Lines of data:
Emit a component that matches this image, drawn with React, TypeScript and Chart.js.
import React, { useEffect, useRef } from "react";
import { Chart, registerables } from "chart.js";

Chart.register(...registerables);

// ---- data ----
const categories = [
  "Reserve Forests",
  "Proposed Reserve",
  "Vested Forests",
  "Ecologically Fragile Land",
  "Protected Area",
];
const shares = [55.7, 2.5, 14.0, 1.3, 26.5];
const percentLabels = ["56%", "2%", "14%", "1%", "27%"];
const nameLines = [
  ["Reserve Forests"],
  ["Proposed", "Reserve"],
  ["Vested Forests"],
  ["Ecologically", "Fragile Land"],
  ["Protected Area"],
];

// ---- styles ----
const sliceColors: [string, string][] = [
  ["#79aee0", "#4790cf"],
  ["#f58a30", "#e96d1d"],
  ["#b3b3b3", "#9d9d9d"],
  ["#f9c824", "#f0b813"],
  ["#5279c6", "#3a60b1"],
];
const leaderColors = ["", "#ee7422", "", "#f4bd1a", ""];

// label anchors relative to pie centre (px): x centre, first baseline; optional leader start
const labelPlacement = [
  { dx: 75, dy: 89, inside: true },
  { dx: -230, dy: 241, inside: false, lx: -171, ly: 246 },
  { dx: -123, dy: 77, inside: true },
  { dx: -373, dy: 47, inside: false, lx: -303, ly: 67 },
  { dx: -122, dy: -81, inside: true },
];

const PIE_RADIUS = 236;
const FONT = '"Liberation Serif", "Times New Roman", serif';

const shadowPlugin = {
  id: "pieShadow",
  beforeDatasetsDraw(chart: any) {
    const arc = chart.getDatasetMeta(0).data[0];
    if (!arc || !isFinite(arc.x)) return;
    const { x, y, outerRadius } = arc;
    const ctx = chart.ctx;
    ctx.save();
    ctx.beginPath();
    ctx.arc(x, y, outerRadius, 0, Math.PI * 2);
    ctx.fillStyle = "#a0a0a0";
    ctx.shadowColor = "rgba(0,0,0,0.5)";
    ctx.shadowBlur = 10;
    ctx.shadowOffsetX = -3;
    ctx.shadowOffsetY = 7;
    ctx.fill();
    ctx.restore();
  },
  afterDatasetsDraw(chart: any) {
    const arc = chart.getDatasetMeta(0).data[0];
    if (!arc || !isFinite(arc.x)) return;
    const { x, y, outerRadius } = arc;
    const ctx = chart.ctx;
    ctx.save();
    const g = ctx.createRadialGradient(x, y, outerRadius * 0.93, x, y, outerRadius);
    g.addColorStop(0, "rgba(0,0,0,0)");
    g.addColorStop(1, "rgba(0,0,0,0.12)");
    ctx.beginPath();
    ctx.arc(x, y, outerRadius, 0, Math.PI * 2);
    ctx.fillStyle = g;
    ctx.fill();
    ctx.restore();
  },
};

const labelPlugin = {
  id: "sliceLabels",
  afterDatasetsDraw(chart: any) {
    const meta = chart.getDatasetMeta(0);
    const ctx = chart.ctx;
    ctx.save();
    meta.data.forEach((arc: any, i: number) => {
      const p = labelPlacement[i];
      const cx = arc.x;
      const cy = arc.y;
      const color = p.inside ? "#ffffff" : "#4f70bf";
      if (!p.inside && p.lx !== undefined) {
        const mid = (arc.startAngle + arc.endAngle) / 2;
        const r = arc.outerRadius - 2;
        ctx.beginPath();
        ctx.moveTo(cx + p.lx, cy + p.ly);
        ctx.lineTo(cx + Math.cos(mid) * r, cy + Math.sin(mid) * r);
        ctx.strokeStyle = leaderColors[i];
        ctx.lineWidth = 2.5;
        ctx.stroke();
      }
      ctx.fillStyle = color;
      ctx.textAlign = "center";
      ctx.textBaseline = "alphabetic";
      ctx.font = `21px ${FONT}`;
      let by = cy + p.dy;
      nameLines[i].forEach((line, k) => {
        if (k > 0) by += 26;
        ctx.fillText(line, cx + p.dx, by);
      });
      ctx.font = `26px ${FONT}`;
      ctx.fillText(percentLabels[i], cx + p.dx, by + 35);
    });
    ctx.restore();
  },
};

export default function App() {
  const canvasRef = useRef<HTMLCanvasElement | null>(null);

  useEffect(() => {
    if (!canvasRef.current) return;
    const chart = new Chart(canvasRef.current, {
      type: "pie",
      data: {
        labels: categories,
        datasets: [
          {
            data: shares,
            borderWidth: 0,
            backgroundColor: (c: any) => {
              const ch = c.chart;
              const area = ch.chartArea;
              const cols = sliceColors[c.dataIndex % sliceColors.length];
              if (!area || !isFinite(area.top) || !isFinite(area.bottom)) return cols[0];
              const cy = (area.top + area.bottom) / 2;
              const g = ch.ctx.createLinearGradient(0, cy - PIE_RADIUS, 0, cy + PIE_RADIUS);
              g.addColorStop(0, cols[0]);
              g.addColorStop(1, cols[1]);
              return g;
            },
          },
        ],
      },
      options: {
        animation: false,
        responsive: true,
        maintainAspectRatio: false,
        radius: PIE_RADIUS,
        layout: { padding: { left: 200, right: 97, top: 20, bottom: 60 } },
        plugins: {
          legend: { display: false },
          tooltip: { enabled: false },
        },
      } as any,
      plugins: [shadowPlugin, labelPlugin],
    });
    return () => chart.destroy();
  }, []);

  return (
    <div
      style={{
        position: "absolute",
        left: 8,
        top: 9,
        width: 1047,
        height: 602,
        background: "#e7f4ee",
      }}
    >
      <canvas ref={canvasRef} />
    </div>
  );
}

---

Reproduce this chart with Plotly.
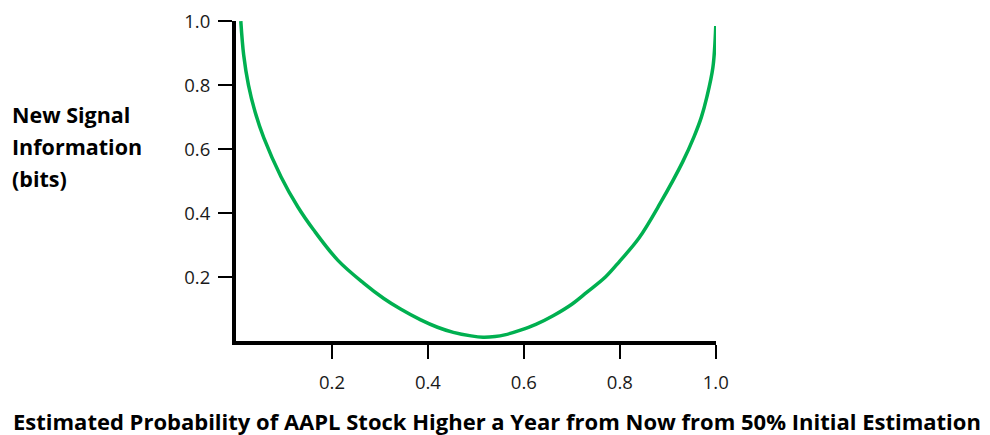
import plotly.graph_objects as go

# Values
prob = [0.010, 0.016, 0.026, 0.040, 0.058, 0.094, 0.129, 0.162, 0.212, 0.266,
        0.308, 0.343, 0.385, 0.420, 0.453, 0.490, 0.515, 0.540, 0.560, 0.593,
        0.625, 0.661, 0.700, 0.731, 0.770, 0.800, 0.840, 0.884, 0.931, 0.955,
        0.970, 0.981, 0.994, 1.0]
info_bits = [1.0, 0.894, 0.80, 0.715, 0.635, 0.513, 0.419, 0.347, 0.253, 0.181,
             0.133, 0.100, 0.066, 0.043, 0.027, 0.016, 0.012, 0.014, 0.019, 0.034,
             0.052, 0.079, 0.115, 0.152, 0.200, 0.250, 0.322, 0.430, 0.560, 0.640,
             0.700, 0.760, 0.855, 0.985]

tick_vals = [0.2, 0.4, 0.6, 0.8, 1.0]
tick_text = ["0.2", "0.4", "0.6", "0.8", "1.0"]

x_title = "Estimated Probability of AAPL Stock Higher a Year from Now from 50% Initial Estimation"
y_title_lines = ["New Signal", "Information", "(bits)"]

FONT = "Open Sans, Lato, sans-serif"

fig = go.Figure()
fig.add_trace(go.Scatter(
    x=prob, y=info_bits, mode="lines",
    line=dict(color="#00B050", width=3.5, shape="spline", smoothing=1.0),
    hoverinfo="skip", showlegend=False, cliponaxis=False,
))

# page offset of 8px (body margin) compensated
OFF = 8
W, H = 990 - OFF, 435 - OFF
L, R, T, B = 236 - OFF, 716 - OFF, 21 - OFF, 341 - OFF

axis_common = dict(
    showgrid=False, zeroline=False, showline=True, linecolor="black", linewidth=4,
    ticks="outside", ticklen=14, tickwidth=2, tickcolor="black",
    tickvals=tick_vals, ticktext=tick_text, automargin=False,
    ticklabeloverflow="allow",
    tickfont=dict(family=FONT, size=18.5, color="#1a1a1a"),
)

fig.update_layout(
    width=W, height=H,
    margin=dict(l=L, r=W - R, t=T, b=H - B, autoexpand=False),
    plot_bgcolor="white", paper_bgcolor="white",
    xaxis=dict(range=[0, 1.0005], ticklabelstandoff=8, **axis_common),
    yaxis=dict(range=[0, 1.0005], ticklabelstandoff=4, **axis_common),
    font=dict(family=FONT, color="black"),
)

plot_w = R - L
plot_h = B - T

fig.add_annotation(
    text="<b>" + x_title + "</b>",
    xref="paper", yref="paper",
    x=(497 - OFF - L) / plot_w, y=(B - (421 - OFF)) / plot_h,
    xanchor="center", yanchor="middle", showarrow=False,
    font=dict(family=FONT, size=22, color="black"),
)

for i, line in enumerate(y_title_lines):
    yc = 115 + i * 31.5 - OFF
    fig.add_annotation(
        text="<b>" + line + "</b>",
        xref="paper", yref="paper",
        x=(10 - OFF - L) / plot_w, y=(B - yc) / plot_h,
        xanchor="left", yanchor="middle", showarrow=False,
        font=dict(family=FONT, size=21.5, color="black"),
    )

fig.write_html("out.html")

WHAT THE EXERCISE ASKS:
From the records above, extract the lines from the one holding "Reproduce this chart with Plotly." through the one holding "L, R, T, B = 236", word for word; omit the pictures.

RESPONSE:
Reproduce this chart with Plotly.
import plotly.graph_objects as go

# Values
prob = [0.010, 0.016, 0.026, 0.040, 0.058, 0.094, 0.129, 0.162, 0.212, 0.266,
        0.308, 0.343, 0.385, 0.420, 0.453, 0.490, 0.515, 0.540, 0.560, 0.593,
        0.625, 0.661, 0.700, 0.731, 0.770, 0.800, 0.840, 0.884, 0.931, 0.955,
        0.970, 0.981, 0.994, 1.0]
info_bits = [1.0, 0.894, 0.80, 0.715, 0.635, 0.513, 0.419, 0.347, 0.253, 0.181,
             0.133, 0.100, 0.066, 0.043, 0.027, 0.016, 0.012, 0.014, 0.019, 0.034,
             0.052, 0.079, 0.115, 0.152, 0.200, 0.250, 0.322, 0.430, 0.560, 0.640,
             0.700, 0.760, 0.855, 0.985]

tick_vals = [0.2, 0.4, 0.6, 0.8, 1.0]
tick_text = ["0.2", "0.4", "0.6", "0.8", "1.0"]

x_title = "Estimated Probability of AAPL Stock Higher a Year from Now from 50% Initial Estimation"
y_title_lines = ["New Signal", "Information", "(bits)"]

FONT = "Open Sans, Lato, sans-serif"

fig = go.Figure()
fig.add_trace(go.Scatter(
    x=prob, y=info_bits, mode="lines",
    line=dict(color="#00B050", width=3.5, shape="spline", smoothing=1.0),
    hoverinfo="skip", showlegend=False, cliponaxis=False,
))

# page offset of 8px (body margin) compensated
OFF = 8
W, H = 990 - OFF, 435 - OFF
L, R, T, B = 236 - OFF, 716 - OFF, 21 - OFF, 341 - OFF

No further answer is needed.